In 1980 a documentary called "Taking Back Detroit", directed by Stephen Lighthill, was released which examined the efforts of Cockrel and Recorder's Court Judge Justin Ravitz.

Disillusioned at his inability to use his Council position to improve conditions in the city, he decided not to run for re-election in 1981; he would serve on the Council until 1982. According to then Michigan Supreme Court Justice and eventual Mayor of Detroit, Dennis Archer, Ken had a great deal of respect for Mayor Coleman Young even though they were political adversaries on a number of economic and social issues; he states in a media appearance in May 1989 that Sheila Cockrel indicated that the week Ken died, they were having dinner with Coleman Young.

==Personal life==
While at Wayne State University, Cockrel met his first wife, Carol White; they married and had a son, future Detroit City Council President, and eventual Mayor, Ken Cockrel, Jr.
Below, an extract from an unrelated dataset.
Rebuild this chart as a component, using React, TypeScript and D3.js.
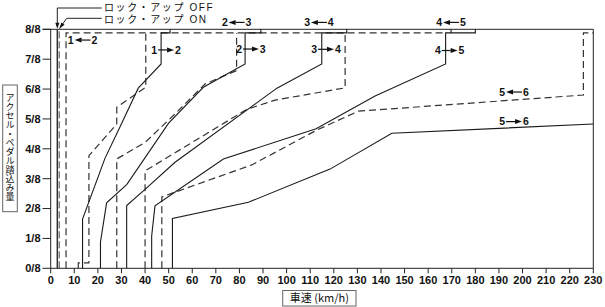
import React from 'react';
import * as d3 from 'd3';

const W = 605;
const H = 307;

// axes
const speedTicks = d3.range(0, 231, 10);
const throttleTicks = [0, 1, 2, 3, 4, 5, 6, 7, 8];
const throttleLabels = ['0/8', '1/8', '2/8', '3/8', '4/8', '5/8', '6/8', '7/8', '8/8'];

// upshift lines (solid): [km/h, throttle eighths]
const up12: [number, number][] = [[13.5, 0], [13.5, 1.65], [23.0, 3.68], [29.4, 4.74], [37.1, 6.03], [46.8, 6.84], [46.8, 7.88], [50.6, 7.88], [50.6, 8]];
const up23: [number, number][] = [[21.1, 0], [21.1, 0.88], [23.7, 2.19], [32.3, 2.81], [49.9, 4.85], [64.7, 6.06], [82.4, 6.84], [82.4, 7.88], [89.1, 7.88], [89.1, 8]];
const up34: [number, number][] = [[32.2, 0], [32.2, 2.1], [40.0, 2.64], [52.7, 3.55], [95.9, 6.03], [114.9, 6.84], [114.9, 7.88], [125.5, 7.88], [125.5, 8]];
const up45: [number, number][] = [[42.8, 0], [42.8, 1.08], [44.2, 2.09], [73.2, 3.66], [112.5, 4.67], [137.5, 5.77], [167.4, 6.84], [167.4, 7.88], [180.0, 7.88], [180.0, 8]];
const up45Tick: [number, number][] = [[169.7, 7.88], [169.7, 8]];
const up56: [number, number][] = [[51.6, 0], [51.6, 1.67], [83.8, 2.21], [118.4, 3.32], [144.6, 4.52], [230, 4.83]];

// downshift lines (dashed)
const down12: [number, number][] = [[11.7, 0], [11.7, 0.18], [16.2, 0.18], [16.2, 3.77], [28.0, 4.83], [28.0, 5.39], [40.3, 6.06], [40.3, 7.88]];
const down23: [number, number][] = [[28.0, 0], [28.0, 3.66], [40.0, 4.21], [53.1, 5.2], [65.4, 6.17], [78.8, 6.62], [78.8, 7.88]];
const down34: [number, number][] = [[40.0, 0], [40.0, 3.26], [83.1, 5.32], [95.1, 5.63], [124.8, 6.04], [124.8, 7.88]];
const down56: [number, number][] = [[47.1, 0], [47.1, 2.39], [85.2, 3.46], [112.9, 4.63], [130.4, 5.26], [225.8, 5.8], [225.8, 7.88], [230, 7.88]];
const kickdownTop: [number, number][] = [[6.5, 0], [6.5, 7.88], [167.4, 7.88]];

// lock-up lines
const lockupOff: [number, number][] = [[2.8, 0], [2.8, 8]];
const lockupOn: [number, number][] = [[3.6, 0], [3.6, 8]];

// shift labels: from, to, direction ('up' = →, 'down' = ←), anchor [km/h, eighths]
const labelFrom = ['1', '1', '2', '2', '3', '3', '4', '4', '5', '5'];
const labelTo = ['2', '2', '3', '3', '4', '4', '5', '5', '6', '6'];
const labelDir = ['down', 'up', 'down', 'up', 'down', 'up', 'down', 'up', 'down', 'up'];
const labelAt: [number, number][] = [[13.5, 7.64], [48.9, 7.31], [78.8, 8.23], [84.9, 7.34], [113.7, 8.23], [116.7, 7.33], [169.7, 8.23], [169.1, 7.29], [196.4, 5.9], [196.4, 4.91]];

const legendOff = 'ロック・アップ OFF';
const legendOn = 'ロック・アップ ON';
const xTitle = '車速 (km/h)';
const yTitle = 'アクセル・ペダル踏込み量';

const x = d3.scaleLinear().domain([0, 230]).range([50.7, 593.3]);
const y = d3.scaleLinear().domain([0, 8]).range([268.3, 29.3]);
const line = d3.line<[number, number]>().x((d) => x(d[0])).y((d) => y(d[1]));

const SOLID = '#1a1a1a';
const DASH = '#333';
const LATIN = '"Liberation Sans", Arial, sans-serif';
const CJK = '"Noto Sans CJK JP", "Noto Sans", sans-serif';
const LEGEND_FONT = '"Liberation Sans", "Noto Sans CJK JP", sans-serif';

function ArrowLabel({ cx, cy, a, b, dir }: { cx: number; cy: number; a: string; b: string; dir: string }) {
  const half = 8;
  const head = 7;
  const hw = 2.5;
  let shaft: string;
  let tri: string;
  if (dir === 'down') {
    tri = `${cx - half},${cy} ${cx - half + head},${cy - hw} ${cx - half + head},${cy + hw}`;
    shaft = `M${cx - half + head},${cy}H${cx + half}`;
  } else {
    tri = `${cx + half},${cy} ${cx + half - head},${cy - hw} ${cx + half - head},${cy + hw}`;
    shaft = `M${cx - half},${cy}H${cx + half - head}`;
  }
  return (
    <g>
      <text x={cx - 11.8} y={cy} dy="0.35em" textAnchor="middle" fontSize={10.5} fontWeight="bold" fontFamily={LATIN} fill="#111">{a}</text>
      <path d={shaft} stroke="#111" strokeWidth={1.2} fill="none" />
      <polygon points={tri} fill="#111" />
      <text x={cx + 11.8} y={cy} dy="0.35em" textAnchor="middle" fontSize={10.5} fontWeight="bold" fontFamily={LATIN} fill="#111">{b}</text>
    </g>
  );
}

function arrowHead(fromX: number, fromY: number, tipX: number, tipY: number, len = 6, hw = 2) {
  const dx = tipX - fromX;
  const dy = tipY - fromY;
  const L = Math.hypot(dx, dy);
  const ux = dx / L;
  const uy = dy / L;
  const bx = tipX - ux * len;
  const by = tipY - uy * len;
  const px = -uy;
  const py = ux;
  return `${tipX},${tipY} ${bx + px * hw},${by + py * hw} ${bx - px * hw},${by - py * hw}`;
}

export default function App() {
  const solids = [up12, up23, up34, up45, up45Tick, up56];
  const dashes = [down12, down23, down34, down56, kickdownTop];
  const x0 = x(0);
  const x1 = x(230);
  const yTop = y(8);
  const yBot = y(0);
  const offX = x(lockupOff[0][0]);
  const onX = x(lockupOn[0][0]);
  return (
    <svg width={W} height={H} viewBox={`0 0 ${W} ${H}`} style={{ position: 'absolute', left: 0, top: 0, background: 'white' }}>
      <rect x={0} y={0} width={W} height={H} fill="white" />
      {/* frame */}
      <path d={`M${x0 - 8.2},${yTop}H${x1}V${yBot}H${x0}V${yTop}`} stroke="#222" strokeWidth={1} fill="none" />
      {/* y ticks */}
      {throttleTicks.map((t, i) => (
        <g key={'yt' + i}>
          <line x1={x0 - 8.2} x2={x0} y1={y(t)} y2={y(t)} stroke="#222" strokeWidth={1} />
          <text x={40.5} y={y(t)} dy="0.35em" textAnchor="end" fontSize={11} fontWeight="bold" fontFamily={LATIN} fill="#111">{throttleLabels[i]}</text>
        </g>
      ))}
      {/* x ticks */}
      {speedTicks.map((v) => (
        <g key={'xt' + v}>
          <line x1={x(v)} x2={x(v)} y1={yBot} y2={yBot + 5} stroke="#222" strokeWidth={1} />
          <text x={x(v)} y={280.5} dy="0.35em" textAnchor="middle" fontSize={11} fontWeight="bold" fontFamily={LATIN} fill="#111">{v}</text>
        </g>
      ))}
      {/* lock-up lines */}
      <path d={line(lockupOff) || ''} stroke="#333" strokeWidth={1.5} fill="none" />
      <path d={line(lockupOn) || ''} stroke="#444" strokeWidth={1} strokeDasharray="7,3" fill="none" />
      {/* dashed downshift lines */}
      {dashes.map((d, i) => (
        <path key={'d' + i} d={line(d) || ''} stroke={DASH} strokeWidth={1.2} strokeDasharray="7,4" fill="none" />
      ))}
      {/* solid upshift lines */}
      {solids.map((d, i) => (
        <path key={'s' + i} d={line(d) || ''} stroke={SOLID} strokeWidth={1.1} fill="none" />
      ))}
      {/* shift labels */}
      {labelAt.map((p, i) => (
        <ArrowLabel key={'l' + i} cx={x(p[0])} cy={y(p[1])} a={labelFrom[i]} b={labelTo[i]} dir={labelDir[i]} />
      ))}
      {/* legend */}
      <path d={`M101.7,8H${offX}V${yTop - 5}`} stroke="#222" strokeWidth={1} fill="none" />
      <polygon points={arrowHead(offX, 8, offX, yTop - 0.5)} fill="#111" />
      <path d={`M101.7,18.3H66.7L${onX + 0.3},${yTop - 0.8}`} stroke="#222" strokeWidth={1} fill="none" />
      <polygon points={arrowHead(66.7, 18.3, onX + 0.3, yTop - 0.8)} fill="#111" />
      <text x={104} y={7.4} dy="0.35em" fontSize={10} letterSpacing={1.6} fontFamily={LEGEND_FONT} fill="#111">{legendOff}</text>
      <text x={104} y={19} dy="0.35em" fontSize={10} letterSpacing={1.6} fontFamily={LEGEND_FONT} fill="#111">{legendOn}</text>
      {/* x title */}
      <rect x={282.7} y={290.5} width={73.3} height={15.5} fill="white" stroke="#666" strokeWidth={1} />
      <text x={319.3} y={298.3} dy="0.35em" textAnchor="middle" fontSize={11} fontFamily={CJK} fill="#111">{xTitle}</text>
      {/* y title */}
      <rect x={2.7} y={85} width={14.6} height={126.7} fill="white" stroke="#666" strokeWidth={1} />
      <text x={10} y={147.5} textAnchor="middle" fontSize={9} fontFamily={CJK} fill="#111"
        style={{ writingMode: 'vertical-rl', textOrientation: 'upright' } as React.CSSProperties}>{yTitle}</text>
    </svg>
  );
}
By 1988, Cockrel had returned to the practice of law, ultimately rejoining his friend and former colleague, Justin Ravitz, at Sommers, Schwartz, Silver & Schwartz, and was considering a run for mayor when he died of a heart attack on April 25, 1989.

In 1978, Ken Cockrel married his longtime political ally and campaign manager (and future City Councilwoman) Sheila Murphy. Together they had one daughter, Katherine (or Katy). Katy produced a film featured in the 2019 Detroit Free Press Film Festival titled "Dare to Struggle, Dare to Win", chronicling Ken's work against police brutality in Detroit, successfully helping to abolish STRESS. The film won the festival's audience choice award.